Nesses últimos anos treinei um pouco e fui ganhando experiência (que é a maneira carinhosa que eu chamo a minha barriga) e aprendi a perceber sabores, cheiros, temperos, texturas e muito mais. Percebo a diferença entre um molho de tomate enlatado e um caseiro feito com tomates frescos. Por tudo isso, a minha verdadeira apresentação à Paella foi de segunda. Somente com um tempo que eu comecei a entender e apreciá-la. A segunda vez a gente nunca esquece. A paella do Dom Raphael leva frutos do mar sendo obrigatórios: o camarão, a lula e o polvo. Também tem vagem francesa, molho de tomate, azeite extra-virgem (espanhol é claro) e paio?! Isso mesmo a lingüiça de porco é muito saborosa e eleva o paladar da paella. Uma receita de paella é sempre para muitas pessoas. Isso é mais uma qualidade do prato espanhol. A paella é um prato festivo que pode ser cozido em cima de uma churrasqueira. E, como o churrasco, pode demorar 2-3 horas de preparo (contando o tempo para preparar os caldos). Por isso é perfeito para receber os amigos e brindar a vida com muito vinho é claro.

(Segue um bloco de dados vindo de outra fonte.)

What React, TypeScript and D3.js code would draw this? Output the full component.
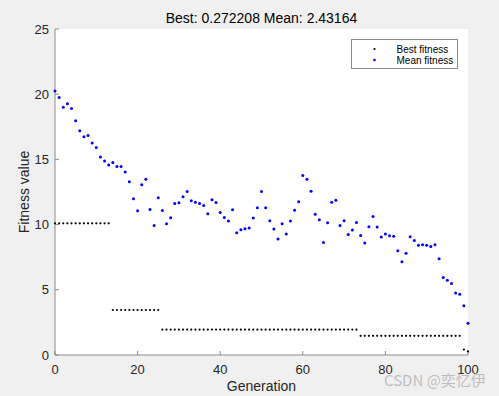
import React from "react";
import * as d3 from "d3";

const generations: number[] = d3.range(0, 101);

const bestFitness: number[] = [
  10.1, 10.1, 10.1, 10.1, 10.1, 10.1, 10.1, 10.1, 10.1, 10.1, 10.1, 10.1, 10.1, 10.1,
  3.45, 3.45, 3.45, 3.45, 3.45, 3.45, 3.45, 3.45, 3.45, 3.45, 3.45, 3.45,
  1.95, 1.95, 1.95, 1.95, 1.95, 1.95, 1.95, 1.95, 1.95, 1.95, 1.95, 1.95,
  1.95, 1.95, 1.95, 1.95, 1.95, 1.95, 1.95, 1.95, 1.95, 1.95, 1.95, 1.95,
  1.95, 1.95, 1.95, 1.95, 1.95, 1.95, 1.95, 1.95, 1.95, 1.95, 1.95, 1.95,
  1.95, 1.95, 1.95, 1.95, 1.95, 1.95, 1.95, 1.95, 1.95, 1.95, 1.95, 1.95,
  1.47, 1.47, 1.47, 1.47, 1.47, 1.47, 1.47, 1.47, 1.47, 1.47, 1.47, 1.47, 1.47,
  1.47, 1.47, 1.47, 1.47, 1.47, 1.47, 1.47, 1.47, 1.47, 1.47, 1.47, 1.47,
  0.42, 0.272208,
];

const meanFitness: number[] = [
  20.24, 19.75, 19.0, 19.27, 18.9, 17.97, 17.2, 16.74, 16.84, 16.26,
  15.92, 15.19, 14.88, 14.58, 14.76, 14.45, 14.45, 14.04, 13.28, 11.98,
  11.06, 13.05, 13.48, 11.16, 9.94, 12.06, 11.09, 10.07, 10.53, 11.62,
  11.67, 12.13, 12.54, 11.83, 11.72, 11.62, 11.47, 10.83, 11.9, 11.7,
  10.93, 10.55, 10.27, 11.14, 9.38, 9.61, 9.69, 9.73, 10.5, 11.29,
  12.54, 11.29, 10.3, 9.66, 8.89, 10.07, 9.27, 10.27, 11.11, 11.75,
  13.76, 13.48, 12.56, 10.8, 10.37, 8.62, 10.14, 11.72, 11.87, 9.94,
  10.3, 9.25, 9.58, 10.17, 9.17, 8.59, 9.84, 10.63, 9.81, 9.05,
  9.27, 9.15, 9.1, 8.0, 7.16, 7.8, 9.07, 8.79, 8.41, 8.46,
  8.41, 8.33, 8.46, 7.39, 5.94, 5.73, 5.48, 4.76, 4.66, 3.77,
  2.43164,
];

const xTicks: number[] = [0, 20, 40, 60, 80, 100];
const yTicks: number[] = [0, 5, 10, 15, 20, 25];
const legendLabels: string[] = ["Best fitness", "Mean fitness"];
const titleText = "Best: 0.272208 Mean: 2.43164";
const xLabel = "Generation";
const yLabel = "Fitness value";
const watermark = "CSDN @奕忆伊";

const W = 499;
const H = 396;
const FONT = "'Liberation Sans', Arial, Helvetica, sans-serif";
const TEXT = "#262626";
const AXIS = "#8c8c8c";

export default function App() {
  const x = d3.scaleLinear().domain([0, 100]).range([55, 468]);
  const y = d3.scaleLinear().domain([0, 25]).range([355, 29]);
  const [x0, x1] = x.range();
  const [y0, y1] = y.range();

  return (
    <svg
      width={W}
      height={H}
      style={{ position: "absolute", left: 0, top: 0, display: "block" }}
      fontFamily={FONT}
    >
      <rect x={0} y={0} width={W} height={H} fill="#f0f0f0" />
      <rect x={x0} y={y1} width={x1 - x0} height={y0 - y1} fill="#ffffff" />

      {/* axes */}
      <line x1={x0} y1={y0} x2={x1} y2={y0} stroke={AXIS} strokeWidth={1} />
      <line x1={x0} y1={y0} x2={x0} y2={y1} stroke={AXIS} strokeWidth={1} />
      {xTicks.map((t) => (
        <g key={"xt" + t}>
          <line x1={x(t)} x2={x(t)} y1={y0} y2={y0 - 4} stroke={AXIS} />
          <text x={x(t)} y={y0 + 18.5} fontSize={13} textAnchor="middle" fill={TEXT}>
            {t}
          </text>
        </g>
      ))}
      {yTicks.map((t) => (
        <g key={"yt" + t}>
          <line x1={x0} x2={x0 + 4} y1={y(t)} y2={y(t)} stroke={AXIS} />
          <text x={x0 - 6} y={y(t) + 4.5} fontSize={13} textAnchor="end" fill={TEXT}>
            {t}
          </text>
        </g>
      ))}

      {/* data */}
      {generations.map((g, i) => (
        <circle key={"b" + g} cx={x(g)} cy={y(bestFitness[i])} r={1.1} fill="#000000" />
      ))}
      {generations.map((g, i) => (
        <circle key={"m" + g} cx={x(g)} cy={y(meanFitness[i])} r={1.5} fill="#0000ff" />
      ))}

      {/* title & labels */}
      <text x={(x0 + x1) / 2} y={22.5} fontSize={14} textAnchor="middle" fill="#000">
        {titleText}
      </text>
      <text x={(x0 + x1) / 2} y={391} fontSize={14} textAnchor="middle" fill={TEXT}>
        {xLabel}
      </text>
      <text
        transform={`translate(29,${(y0 + y1) / 2}) rotate(-90)`}
        fontSize={14}
        textAnchor="middle"
        fill={TEXT}
      >
        {yLabel}
      </text>

      {/* legend */}
      <rect x={351.5} y={39.5} width={106} height={29} fill="#ffffff" stroke="#8c8c8c" strokeWidth={1} />
      {legendLabels.map((lab, i) => (
        <g key={lab}>
          <circle cx={374.5} cy={49 + i * 11} r={i === 0 ? 1.1 : 1.3} fill={i === 0 ? "#000" : "#0000ff"} />
          <text x={396.5} y={52.5 + i * 11} fontSize={10} fill="#000">
            {lab}
          </text>
        </g>
      ))}

      {/* watermark */}
      <text x={384} y={386} fontSize={15} fill="#b4b4b4" fillOpacity={0.85} fontFamily="'Noto Sans CJK SC', 'Liberation Sans', sans-serif">
        {watermark}
      </text>
    </svg>
  );
}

Para cozinhar para 12-15 pessoas inicie o preparo separando os ingredientes: Azeite espanhol extra virgem (250ml); 2 cebolas picadas; 6 dentes de alho. Fatie bem fininhas as lulas ainda cruas, limpas e sem pele, temperadas com sal e pimenta (1kg). Separe as bolsinhas de tintas das lulas e bata no liquidificador com 250ml de caldo de camarão (ver abaixo). Separe 3 paios em rodelas, previamente fervidos para tirar a pele (ferve o paio inteiro, depois tira a pele e corta em rodelas); 1 pacote e ½ de vagem francesa (fininha). Tirar as pontas; 8 tomates sem caroço batidos no liquidificador; 1 polvo grande (1kg e ½ ) que precisa de ser previamente cozido na panela de pressão com água e sal por 10 min (se for pequeno) ou 15 min (se for grande). Limpar, tirar a pele, o pé e cortar as ventosas. Importantíssimo: Reserve a água do cozimento. Descasque 1kg de camarão pequeno e tempere com sal e pimenta. Ferva as cascas do camarão (sem cabeça, com sal) em separado e reservar a água. Camarões grandes com casca, sem cabeça, para decoração;
4-5 copos de arroz (800-1kg da marca Uncle Ben´s);
O preparo é simples, mas requer agilidade no manuseio das panelas porque pequenos atrasos podem levar a perda do ponto de cada carne, especialmente das lulas e camarões. Vamos lá: Coloque o azeite em uma paellera e deixe esquentar. Acrescente a cebola picada e logo depois o alho até dourar. Adicione as lulas e cozinhe por 3 a 5 minutos; Adicione o paio e cozinhe por mais 3 a 5 minutos. Repita a operação com a vagem francesa (5 minutos) e o tomate batido (5 min). Adicione o polvo e acrescente as águas do polvo e das cascas do camarão (já batidas com as bolsinhas de tinta da lula). Essa água deve ser adicionada fervendo. (IMPORTANTE: proporção da água: 3 copos de água para cada copo de arroz). Deixar ferver por + ou – 6 minutos. Coloque o arroz “em cruz” e deixe cozinhar 3 min e adicione os camarões grandes, com casca. Deixar cozinhar por 15 minutos. Por fim, acrescente os camarões pequenos e deixe cozinhar até quase a água secar (+ ou – 10 min). Esse é o segredo da Paella que deve sair do fogo ainda bem molhadinha. Outra observação importante é mexer sempre antes de colocar o arroz, mas depois de adicionar, evite mexer. Depois de apagar o fogo, cubra a panela com papel laminado e pano de prato. Deixe abafando por até 1hora. Entretanto pode-se servir com 15 minutos.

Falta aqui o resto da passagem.